AIM: Reproduce all the material exactly, minus any pictures it holds.
::: DATA SECTION
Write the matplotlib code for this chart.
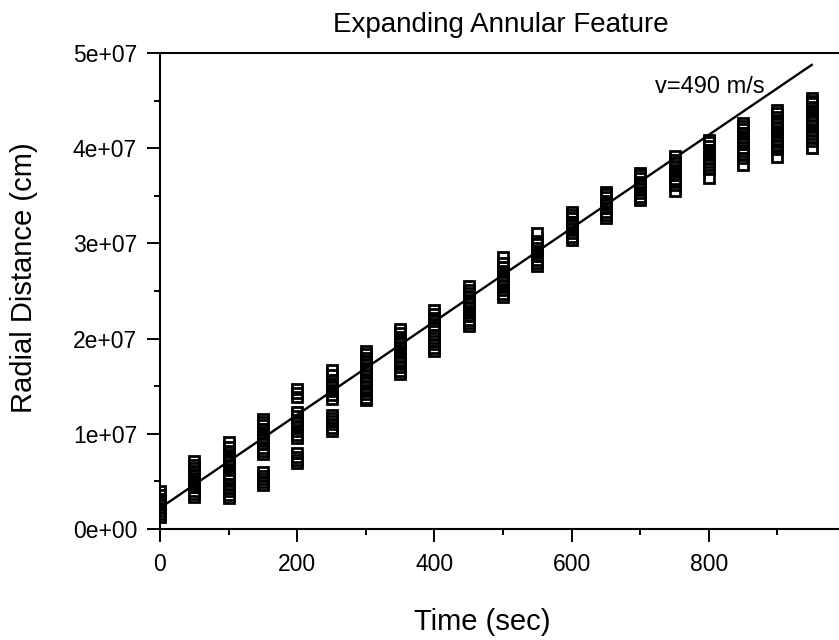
import matplotlib
matplotlib.use("Agg")
import matplotlib.pyplot as plt
from matplotlib.ticker import MultipleLocator
import numpy as np

plt.rcParams['font.family'] = ['Liberation Sans', 'DejaVu Sans']

# Observation times (s)
times = [0, 50, 100, 150, 200, 250, 300, 350, 400, 450,
         500, 550, 600, 650, 700, 750, 800, 850, 900, 950]

# Radial distances (units of 1e7 cm) measured at each time
r_t0 = [0.13, 0.16, 0.19, 0.22, 0.26, 0.29, 0.32, 0.36, 0.40]
r_t50 = [0.34, 0.37, 0.40, 0.44, 0.47, 0.50, 0.53, 0.57, 0.60, 0.64, 0.67, 0.71]
r_t100 = [0.33, 0.36, 0.40, 0.43, 0.47, 0.52, 0.55, 0.58, 0.62, 0.66, 0.70, 0.74,
          0.78, 0.82, 0.86, 0.91]
r_t150 = [0.46, 0.49, 0.52, 0.56, 0.60, 0.79, 0.82, 0.85, 0.89, 0.93, 0.97, 1.01,
          1.05, 1.09, 1.12, 1.16]
r_t200 = [0.69, 0.72, 0.76, 0.80, 0.96, 0.99, 1.03, 1.07, 1.11, 1.15, 1.19, 1.23,
          1.39, 1.43, 1.47]
r_t250 = [1.03, 1.06, 1.10, 1.13, 1.17, 1.20, 1.37, 1.41, 1.45, 1.49, 1.53, 1.57,
          1.62, 1.67]
r_t300 = [1.35, 1.38, 1.42, 1.45, 1.49, 1.53, 1.57, 1.61, 1.65, 1.68, 1.72, 1.76,
          1.80, 1.84, 1.87]
r_t350 = [1.63, 1.66, 1.70, 1.74, 1.78, 1.82, 1.86, 1.90, 1.94, 1.98, 2.02, 2.06, 2.10]
r_t400 = [1.87, 1.90, 1.94, 1.98, 2.04, 2.11, 2.14, 2.18, 2.22, 2.26, 2.30]
r_t450 = [2.13, 2.16, 2.20, 2.24, 2.28, 2.32, 2.36, 2.40, 2.44, 2.48, 2.51, 2.55]
r_t500 = [2.44, 2.47, 2.51, 2.55, 2.59, 2.63, 2.67, 2.71, 2.75, 2.79, 2.86]
r_t550 = [2.76, 2.79, 2.83, 2.87, 2.91, 2.95, 2.99, 3.03, 3.11]
r_t600 = [3.04, 3.07, 3.11, 3.15, 3.19, 3.23, 3.27, 3.30, 3.33]
r_t650 = [3.27, 3.30, 3.33, 3.37, 3.41, 3.45, 3.49, 3.52, 3.54]
r_t700 = [3.46, 3.49, 3.53, 3.57, 3.61, 3.65, 3.69, 3.72, 3.74]
r_t750 = [3.55, 3.61, 3.64, 3.68, 3.72, 3.76, 3.80, 3.84, 3.88, 3.92]
r_t800 = [3.69, 3.78, 3.82, 3.86, 3.90, 3.94, 3.98, 4.02, 4.06, 4.09]
r_t850 = [3.82, 3.90, 3.94, 3.97, 4.00, 4.04, 4.08, 4.12, 4.16, 4.20, 4.23, 4.26]
r_t900 = [3.91, 3.99, 4.03, 4.06, 4.09, 4.13, 4.17, 4.21, 4.25, 4.29, 4.33, 4.37, 4.40]
r_t950 = [4.00, 4.08, 4.12, 4.15, 4.19, 4.23, 4.27, 4.31, 4.35, 4.39, 4.43, 4.47,
          4.50, 4.53]

radii = [r_t0, r_t50, r_t100, r_t150, r_t200, r_t250, r_t300, r_t350, r_t400, r_t450,
         r_t500, r_t550, r_t600, r_t650, r_t700, r_t750, r_t800, r_t850, r_t900, r_t950]
radius_unit = 1e7

# Linear fit: r = intercept + v * t  (v = 490 m/s = 4.9e4 cm/s)
fit_intercept = 2.2e6
fit_velocity = 4.9e4
fit_t_range = [0, 950]
fit_label = "v=490 m/s"

x_ticks = [0, 200, 400, 600, 800]
y_ticks = [0, 1e7, 2e7, 3e7, 4e7, 5e7]
y_tick_labels = ["0e+00", "1e+07", "2e+07", "3e+07", "4e+07", "5e+07"]

fig = plt.figure(figsize=(8.39, 6.4), dpi=100)
ax = fig.add_axes([160/839, 1-529/640, 686/839, 476/640])

for t, rs in zip(times, radii):
    vals = np.array(rs) * radius_unit
    ax.plot([t]*len(vals), vals, linestyle='none', marker='s', ms=6.6,
            mfc='none', mec='black', mew=2.0, zorder=3)

tt = np.array(fit_t_range, dtype=float)
ax.plot(tt, fit_intercept + fit_velocity*tt, color='black', lw=1.7, zorder=4)
ax.text(721, 4.58e7, fit_label, fontsize=17, ha='left', va='baseline')

ax.set_xlim(0, 1000)
ax.set_ylim(0, 5e7)
ax.set_xticks(x_ticks)
ax.xaxis.set_minor_locator(MultipleLocator(100))
ax.set_yticks(y_ticks)
ax.set_yticklabels(y_tick_labels)
ax.yaxis.set_minor_locator(MultipleLocator(5e6))

for s in ['left', 'bottom', 'top', 'right']:
    ax.spines[s].set_linewidth(1.5)

ax.tick_params(axis='both', which='major', direction='out', length=9.5, width=1.4,
               labelsize=16.5)
ax.tick_params(axis='x', which='major', pad=8)
ax.tick_params(axis='y', which='major', pad=7)
ax.tick_params(axis='y', which='minor', direction='out', length=4, width=1.4)
ax.tick_params(axis='x', which='minor', direction='out', length=4.5, width=1.4)
ax.tick_params(top=False, right=False, which='both')

ax.set_xlabel("Time (sec)", fontsize=21)
ax.xaxis.set_label_coords((482-160)/686, (529-622)/476)
ax.xaxis.label.set_va('center')
ax.set_ylabel("Radial Distance (cm)", fontsize=21)
ax.yaxis.set_label_coords((24-160)/686, (529-278)/476)
ax.yaxis.label.set_va('center')

ax.set_title("Expanding Annular Feature", fontsize=20, x=(501-160)/686, y=(529-32)/476,
             pad=0, va='baseline')

fig.savefig("out.png", dpi=100)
::::::
THE OUTPUT:
Write the matplotlib code for this chart.
import matplotlib
matplotlib.use("Agg")
import matplotlib.pyplot as plt
from matplotlib.ticker import MultipleLocator
import numpy as np

plt.rcParams['font.family'] = ['Liberation Sans', 'DejaVu Sans']

# Observation times (s)
times = [0, 50, 100, 150, 200, 250, 300, 350, 400, 450,
         500, 550, 600, 650, 700, 750, 800, 850, 900, 950]

# Radial distances (units of 1e7 cm) measured at each time
r_t0 = [0.13, 0.16, 0.19, 0.22, 0.26, 0.29, 0.32, 0.36, 0.40]
r_t50 = [0.34, 0.37, 0.40, 0.44, 0.47, 0.50, 0.53, 0.57, 0.60, 0.64, 0.67, 0.71]
r_t100 = [0.33, 0.36, 0.40, 0.43, 0.47, 0.52, 0.55, 0.58, 0.62, 0.66, 0.70, 0.74,
          0.78, 0.82, 0.86, 0.91]
r_t150 = [0.46, 0.49, 0.52, 0.56, 0.60, 0.79, 0.82, 0.85, 0.89, 0.93, 0.97, 1.01,
          1.05, 1.09, 1.12, 1.16]
r_t200 = [0.69, 0.72, 0.76, 0.80, 0.96, 0.99, 1.03, 1.07, 1.11, 1.15, 1.19, 1.23,
          1.39, 1.43, 1.47]
r_t250 = [1.03, 1.06, 1.10, 1.13, 1.17, 1.20, 1.37, 1.41, 1.45, 1.49, 1.53, 1.57,
          1.62, 1.67]
r_t300 = [1.35, 1.38, 1.42, 1.45, 1.49, 1.53, 1.57, 1.61, 1.65, 1.68, 1.72, 1.76,
          1.80, 1.84, 1.87]
r_t350 = [1.63, 1.66, 1.70, 1.74, 1.78, 1.82, 1.86, 1.90, 1.94, 1.98, 2.02, 2.06, 2.10]
r_t400 = [1.87, 1.90, 1.94, 1.98, 2.04, 2.11, 2.14, 2.18, 2.22, 2.26, 2.30]
r_t450 = [2.13, 2.16, 2.20, 2.24, 2.28, 2.32, 2.36, 2.40, 2.44, 2.48, 2.51, 2.55]
r_t500 = [2.44, 2.47, 2.51, 2.55, 2.59, 2.63, 2.67, 2.71, 2.75, 2.79, 2.86]
r_t550 = [2.76, 2.79, 2.83, 2.87, 2.91, 2.95, 2.99, 3.03, 3.11]
r_t600 = [3.04, 3.07, 3.11, 3.15, 3.19, 3.23, 3.27, 3.30, 3.33]
r_t650 = [3.27, 3.30, 3.33, 3.37, 3.41, 3.45, 3.49, 3.52, 3.54]
r_t700 = [3.46, 3.49, 3.53, 3.57, 3.61, 3.65, 3.69, 3.72, 3.74]
r_t750 = [3.55, 3.61, 3.64, 3.68, 3.72, 3.76, 3.80, 3.84, 3.88, 3.92]
r_t800 = [3.69, 3.78, 3.82, 3.86, 3.90, 3.94, 3.98, 4.02, 4.06, 4.09]
r_t850 = [3.82, 3.90, 3.94, 3.97, 4.00, 4.04, 4.08, 4.12, 4.16, 4.20, 4.23, 4.26]
r_t900 = [3.91, 3.99, 4.03, 4.06, 4.09, 4.13, 4.17, 4.21, 4.25, 4.29, 4.33, 4.37, 4.40]
r_t950 = [4.00, 4.08, 4.12, 4.15, 4.19, 4.23, 4.27, 4.31, 4.35, 4.39, 4.43, 4.47,
          4.50, 4.53]

radii = [r_t0, r_t50, r_t100, r_t150, r_t200, r_t250, r_t300, r_t350, r_t400, r_t450,
         r_t500, r_t550, r_t600, r_t650, r_t700, r_t750, r_t800, r_t850, r_t900, r_t950]
radius_unit = 1e7

# Linear fit: r = intercept + v * t  (v = 490 m/s = 4.9e4 cm/s)
fit_intercept = 2.2e6
fit_velocity = 4.9e4
fit_t_range = [0, 950]
fit_label = "v=490 m/s"

x_ticks = [0, 200, 400, 600, 800]
y_ticks = [0, 1e7, 2e7, 3e7, 4e7, 5e7]
y_tick_labels = ["0e+00", "1e+07", "2e+07", "3e+07", "4e+07", "5e+07"]

fig = plt.figure(figsize=(8.39, 6.4), dpi=100)
ax = fig.add_axes([160/839, 1-529/640, 686/839, 476/640])

for t, rs in zip(times, radii):
    vals = np.array(rs) * radius_unit
    ax.plot([t]*len(vals), vals, linestyle='none', marker='s', ms=6.6,
            mfc='none', mec='black', mew=2.0, zorder=3)

tt = np.array(fit_t_range, dtype=float)
ax.plot(tt, fit_intercept + fit_velocity*tt, color='black', lw=1.7, zorder=4)
ax.text(721, 4.58e7, fit_label, fontsize=17, ha='left', va='baseline')

ax.set_xlim(0, 1000)
ax.set_ylim(0, 5e7)
ax.set_xticks(x_ticks)
ax.xaxis.set_minor_locator(MultipleLocator(100))
ax.set_yticks(y_ticks)
ax.set_yticklabels(y_tick_labels)
ax.yaxis.set_minor_locator(MultipleLocator(5e6))

for s in ['left', 'bottom', 'top', 'right']:
    ax.spines[s].set_linewidth(1.5)

ax.tick_params(axis='both', which='major', direction='out', length=9.5, width=1.4,
               labelsize=16.5)
ax.tick_params(axis='x', which='major', pad=8)
ax.tick_params(axis='y', which='major', pad=7)
ax.tick_params(axis='y', which='minor', direction='out', length=4, width=1.4)
ax.tick_params(axis='x', which='minor', direction='out', length=4.5, width=1.4)
ax.tick_params(top=False, right=False, which='both')

ax.set_xlabel("Time (sec)", fontsize=21)
ax.xaxis.set_label_coords((482-160)/686, (529-622)/476)
ax.xaxis.label.set_va('center')
ax.set_ylabel("Radial Distance (cm)", fontsize=21)
ax.yaxis.set_label_coords((24-160)/686, (529-278)/476)
ax.yaxis.label.set_va('center')

ax.set_title("Expanding Annular Feature", fontsize=20, x=(501-160)/686, y=(529-32)/476,
             pad=0, va='baseline')

fig.savefig("out.png", dpi=100)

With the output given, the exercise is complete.